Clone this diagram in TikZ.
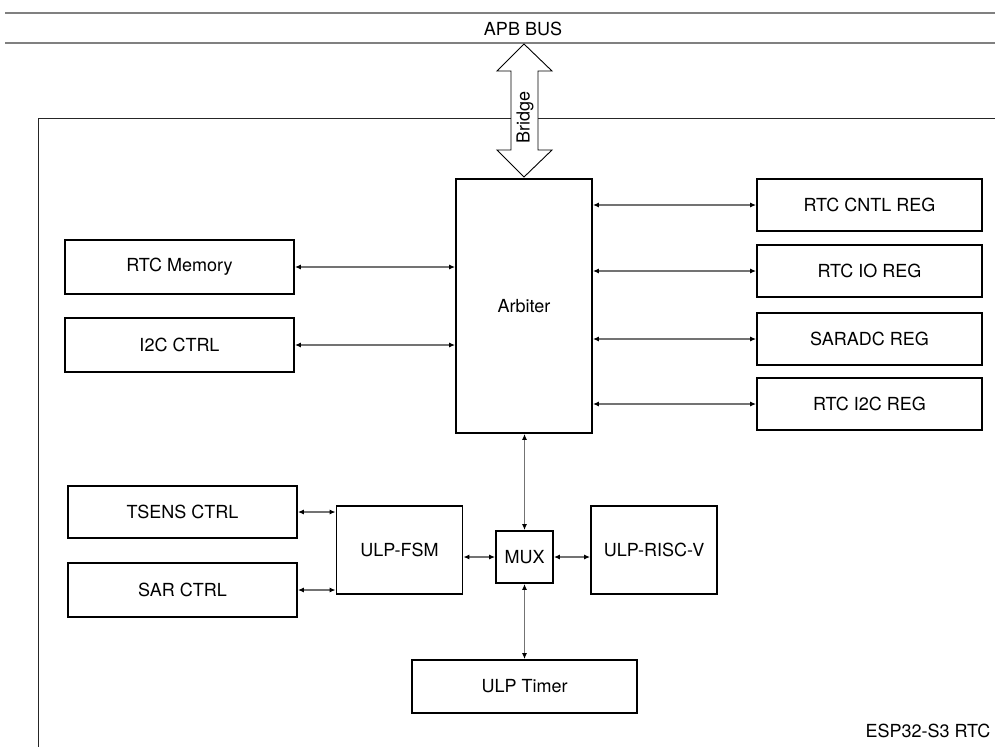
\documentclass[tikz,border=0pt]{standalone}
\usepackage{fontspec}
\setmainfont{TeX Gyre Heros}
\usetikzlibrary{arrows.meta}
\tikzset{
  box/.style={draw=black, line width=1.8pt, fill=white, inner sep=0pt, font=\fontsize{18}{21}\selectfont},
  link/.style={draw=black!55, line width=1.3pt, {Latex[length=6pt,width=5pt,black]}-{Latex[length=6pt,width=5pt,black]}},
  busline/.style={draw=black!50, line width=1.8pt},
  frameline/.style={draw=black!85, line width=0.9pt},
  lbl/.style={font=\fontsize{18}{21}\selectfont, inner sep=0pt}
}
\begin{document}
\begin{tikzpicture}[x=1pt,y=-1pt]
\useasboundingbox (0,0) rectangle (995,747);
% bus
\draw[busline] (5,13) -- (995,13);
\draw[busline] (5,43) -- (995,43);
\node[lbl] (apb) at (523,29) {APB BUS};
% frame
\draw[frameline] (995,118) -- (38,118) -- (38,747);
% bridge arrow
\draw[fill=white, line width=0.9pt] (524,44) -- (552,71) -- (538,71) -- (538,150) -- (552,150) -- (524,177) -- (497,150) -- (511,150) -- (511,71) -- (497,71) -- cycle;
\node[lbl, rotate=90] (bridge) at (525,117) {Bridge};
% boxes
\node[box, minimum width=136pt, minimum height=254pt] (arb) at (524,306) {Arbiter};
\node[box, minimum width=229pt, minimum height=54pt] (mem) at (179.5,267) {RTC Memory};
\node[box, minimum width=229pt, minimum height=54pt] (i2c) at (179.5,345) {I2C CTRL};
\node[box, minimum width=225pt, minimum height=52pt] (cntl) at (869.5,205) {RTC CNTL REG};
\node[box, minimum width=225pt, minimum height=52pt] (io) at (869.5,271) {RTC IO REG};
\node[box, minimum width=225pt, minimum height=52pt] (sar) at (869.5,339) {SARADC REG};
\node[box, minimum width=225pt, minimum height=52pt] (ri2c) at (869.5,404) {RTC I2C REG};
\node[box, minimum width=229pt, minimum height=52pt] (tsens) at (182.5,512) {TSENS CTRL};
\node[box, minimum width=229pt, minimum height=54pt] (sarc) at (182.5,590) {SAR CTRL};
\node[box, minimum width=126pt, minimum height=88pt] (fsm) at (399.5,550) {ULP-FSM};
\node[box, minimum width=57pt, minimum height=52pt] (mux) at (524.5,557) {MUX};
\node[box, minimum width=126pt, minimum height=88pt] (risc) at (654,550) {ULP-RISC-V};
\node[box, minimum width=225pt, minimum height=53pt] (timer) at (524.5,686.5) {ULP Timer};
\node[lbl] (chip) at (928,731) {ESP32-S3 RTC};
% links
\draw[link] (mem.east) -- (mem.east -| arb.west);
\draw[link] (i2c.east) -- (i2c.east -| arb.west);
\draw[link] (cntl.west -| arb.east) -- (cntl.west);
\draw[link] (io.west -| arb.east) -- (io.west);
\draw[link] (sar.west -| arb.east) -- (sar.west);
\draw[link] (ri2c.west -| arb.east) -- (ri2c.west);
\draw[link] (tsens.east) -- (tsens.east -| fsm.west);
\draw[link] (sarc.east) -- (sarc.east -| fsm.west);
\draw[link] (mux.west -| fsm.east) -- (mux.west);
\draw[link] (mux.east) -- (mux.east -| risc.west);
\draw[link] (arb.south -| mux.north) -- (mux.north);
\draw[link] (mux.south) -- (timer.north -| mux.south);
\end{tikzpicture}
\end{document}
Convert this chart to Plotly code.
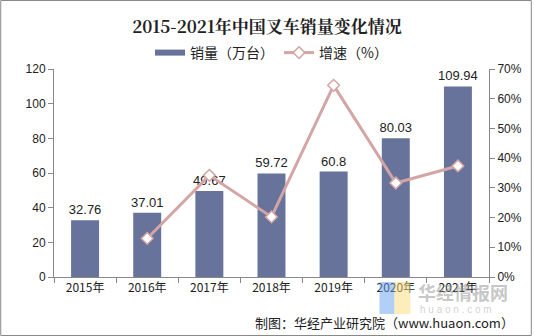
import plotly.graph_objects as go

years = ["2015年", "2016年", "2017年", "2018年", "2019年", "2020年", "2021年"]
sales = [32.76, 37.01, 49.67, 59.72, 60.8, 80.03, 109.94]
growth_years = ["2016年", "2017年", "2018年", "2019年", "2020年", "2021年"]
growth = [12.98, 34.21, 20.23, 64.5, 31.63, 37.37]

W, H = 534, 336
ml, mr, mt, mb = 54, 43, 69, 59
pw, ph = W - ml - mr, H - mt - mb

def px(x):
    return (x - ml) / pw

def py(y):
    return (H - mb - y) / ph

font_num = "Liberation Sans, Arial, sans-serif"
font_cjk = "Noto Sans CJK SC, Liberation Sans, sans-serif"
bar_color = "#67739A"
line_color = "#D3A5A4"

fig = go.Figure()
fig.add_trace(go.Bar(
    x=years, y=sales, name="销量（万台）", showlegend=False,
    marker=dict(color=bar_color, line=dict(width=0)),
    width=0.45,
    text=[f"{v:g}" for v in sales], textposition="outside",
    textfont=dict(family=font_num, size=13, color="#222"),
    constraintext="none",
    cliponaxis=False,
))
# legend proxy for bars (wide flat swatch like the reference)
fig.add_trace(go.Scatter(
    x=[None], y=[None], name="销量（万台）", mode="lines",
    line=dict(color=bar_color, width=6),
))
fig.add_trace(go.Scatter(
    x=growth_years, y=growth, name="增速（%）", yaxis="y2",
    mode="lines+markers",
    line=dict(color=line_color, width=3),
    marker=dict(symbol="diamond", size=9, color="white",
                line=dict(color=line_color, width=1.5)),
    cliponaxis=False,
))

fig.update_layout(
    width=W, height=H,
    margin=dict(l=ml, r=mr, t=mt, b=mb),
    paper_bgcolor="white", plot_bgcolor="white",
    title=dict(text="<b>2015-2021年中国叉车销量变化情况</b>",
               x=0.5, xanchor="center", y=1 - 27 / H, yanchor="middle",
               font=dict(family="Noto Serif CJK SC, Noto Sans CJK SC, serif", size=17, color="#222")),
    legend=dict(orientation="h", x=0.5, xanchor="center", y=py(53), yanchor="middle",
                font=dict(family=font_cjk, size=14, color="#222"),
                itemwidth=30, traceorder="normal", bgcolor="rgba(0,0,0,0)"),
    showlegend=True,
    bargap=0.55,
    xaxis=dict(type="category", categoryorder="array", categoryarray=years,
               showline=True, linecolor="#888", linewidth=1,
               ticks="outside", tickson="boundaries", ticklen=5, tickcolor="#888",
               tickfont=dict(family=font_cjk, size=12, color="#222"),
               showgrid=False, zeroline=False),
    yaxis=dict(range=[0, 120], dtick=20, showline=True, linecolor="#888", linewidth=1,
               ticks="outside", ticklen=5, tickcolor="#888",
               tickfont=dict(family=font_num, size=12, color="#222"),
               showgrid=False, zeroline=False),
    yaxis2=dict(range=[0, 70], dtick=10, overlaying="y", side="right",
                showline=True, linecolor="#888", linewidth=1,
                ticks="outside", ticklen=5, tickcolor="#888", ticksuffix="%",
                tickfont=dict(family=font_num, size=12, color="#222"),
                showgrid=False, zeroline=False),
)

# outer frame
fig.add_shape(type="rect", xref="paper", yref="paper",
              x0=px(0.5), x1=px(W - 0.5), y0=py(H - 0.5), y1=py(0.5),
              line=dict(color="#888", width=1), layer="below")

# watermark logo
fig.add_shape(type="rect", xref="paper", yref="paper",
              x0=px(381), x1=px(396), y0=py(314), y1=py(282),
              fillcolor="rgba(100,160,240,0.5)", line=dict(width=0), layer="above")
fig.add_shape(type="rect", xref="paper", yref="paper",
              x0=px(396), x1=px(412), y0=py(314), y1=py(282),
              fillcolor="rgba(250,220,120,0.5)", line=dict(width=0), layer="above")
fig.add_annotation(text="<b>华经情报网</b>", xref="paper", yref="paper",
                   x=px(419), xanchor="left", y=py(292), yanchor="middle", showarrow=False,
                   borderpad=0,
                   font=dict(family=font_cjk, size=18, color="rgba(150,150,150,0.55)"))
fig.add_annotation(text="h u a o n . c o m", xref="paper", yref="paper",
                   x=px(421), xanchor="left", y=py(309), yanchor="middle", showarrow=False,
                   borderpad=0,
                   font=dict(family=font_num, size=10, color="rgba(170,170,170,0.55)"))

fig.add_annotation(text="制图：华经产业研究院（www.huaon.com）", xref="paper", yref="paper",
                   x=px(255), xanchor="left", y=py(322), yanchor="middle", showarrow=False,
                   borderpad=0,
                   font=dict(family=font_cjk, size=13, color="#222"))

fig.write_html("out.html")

# # # #

**The request:** Nothing but the lines from the one containing "Convert this chart to Plotly code." through the one containing "pw, ph = W - ml - mr, H - mt - mb" should be echoed, each exactly as it stands; pictures are excluded.

**Output below:**
Convert this chart to Plotly code.
import plotly.graph_objects as go

years = ["2015年", "2016年", "2017年", "2018年", "2019年", "2020年", "2021年"]
sales = [32.76, 37.01, 49.67, 59.72, 60.8, 80.03, 109.94]
growth_years = ["2016年", "2017年", "2018年", "2019年", "2020年", "2021年"]
growth = [12.98, 34.21, 20.23, 64.5, 31.63, 37.37]

W, H = 534, 336
ml, mr, mt, mb = 54, 43, 69, 59
pw, ph = W - ml - mr, H - mt - mb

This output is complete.